Part-of-word matching challenge


(Maarten Roosendaal) #1

Hi,

We're looking for a way to match on part of words for single term queries but not all words.

For example (it's dutch):

  • searching for 'verlichting' should match on 'tuinverlichting' or 'wandverlichting' but
  • searching for 'pop' should NOT match on 'popular'
  • searching for 'bed' should match on 'beddengoed' or 'dekbedden' but NOT on 'bedrading' or bedrijf'

What is the best strategy?

Maarten


(Jörg Prante) #2

One method is to implement a word decompounding token filter for dutch language.


(Maarten Roosendaal) #3

Hi,

Thanks for your reply. I've looked at https://www.elastic.co/guide/en/elasticsearch/reference/current/analysis-compound-word-tokenfilter.html#_dictionary_decompounder but the documentation is lacking.

I've tried, see https://gist.github.com/anonymous/f6f3067b02af50928751127a1e351e63
but somehow it does not work at all.

Maybe you can spot the errror? I'm using es 5.2.
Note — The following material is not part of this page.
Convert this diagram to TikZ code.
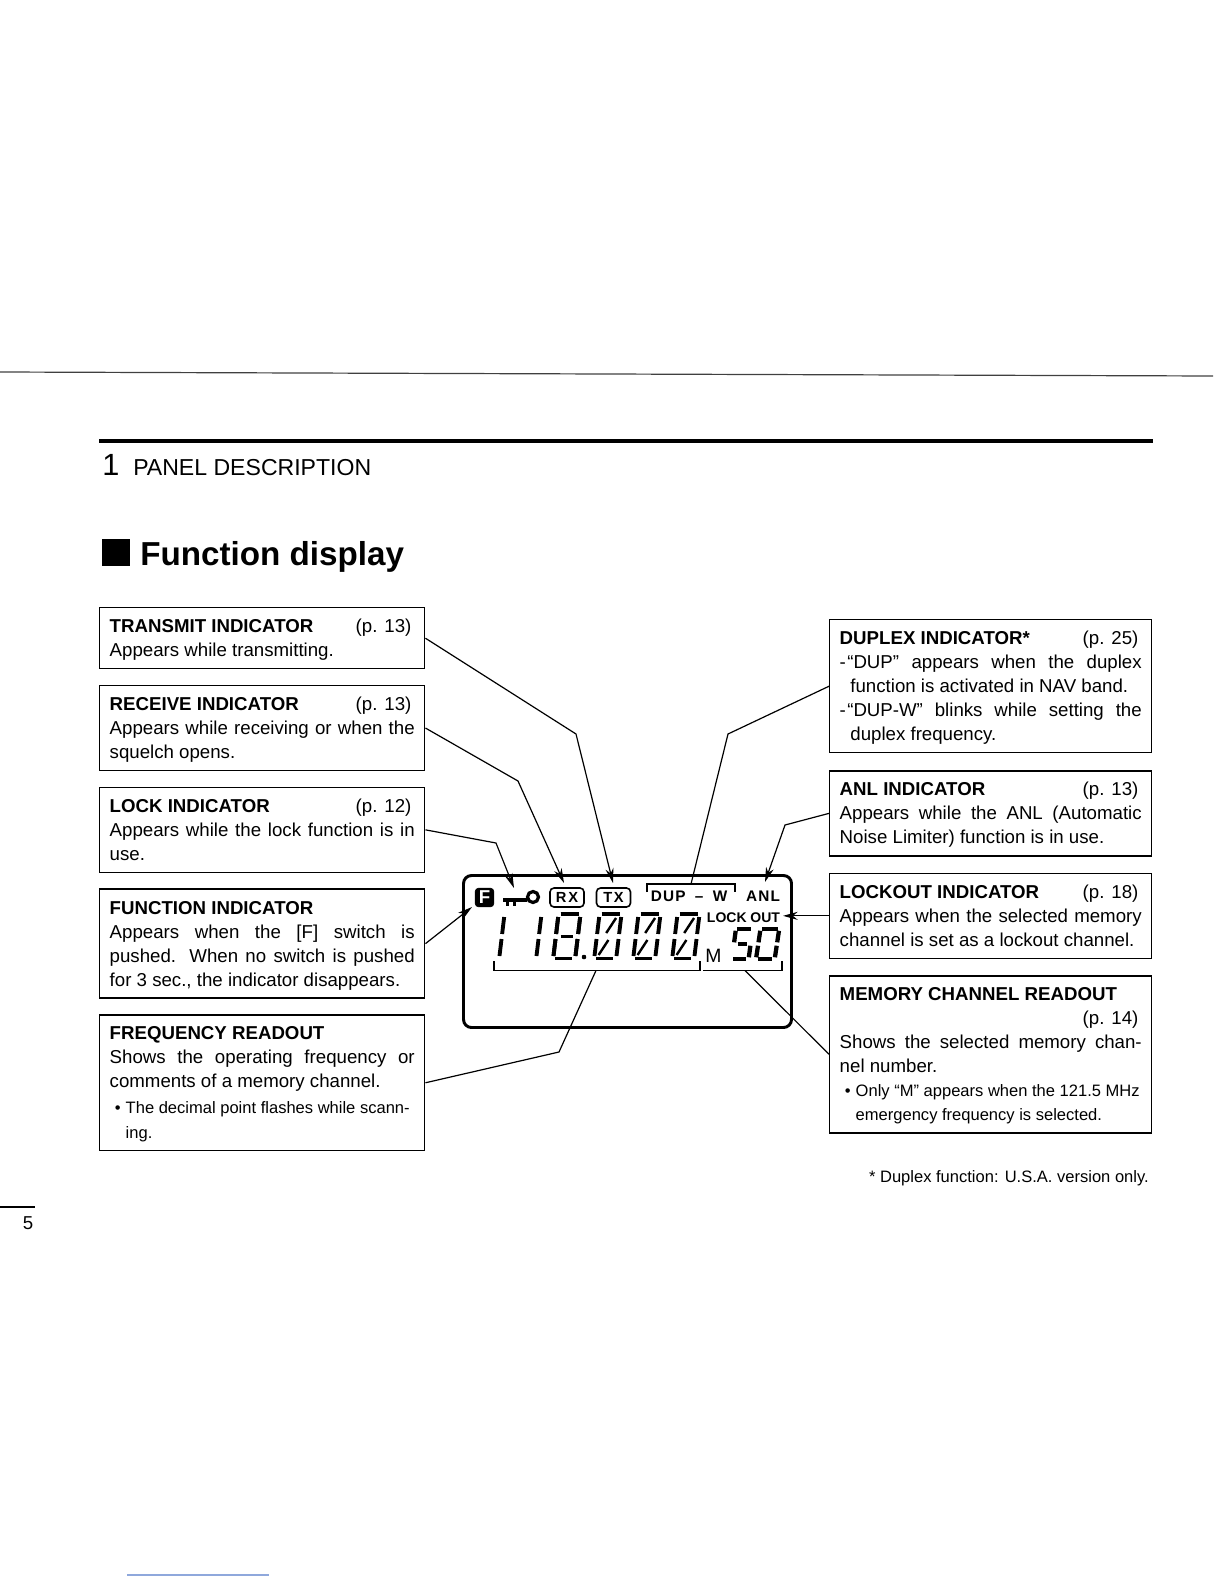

Is this what you meant by the way?

Thanks,
Maarten


(Maarten Roosendaal) #4

figured out the problem of decompounding, had to do because i put the quotes around the [ in stead of only the words. And in combination with stemmer_override i could manually override words for stemming i got better results.


(system) #5

This topic was automatically closed 28 days after the last reply. New replies are no longer allowed.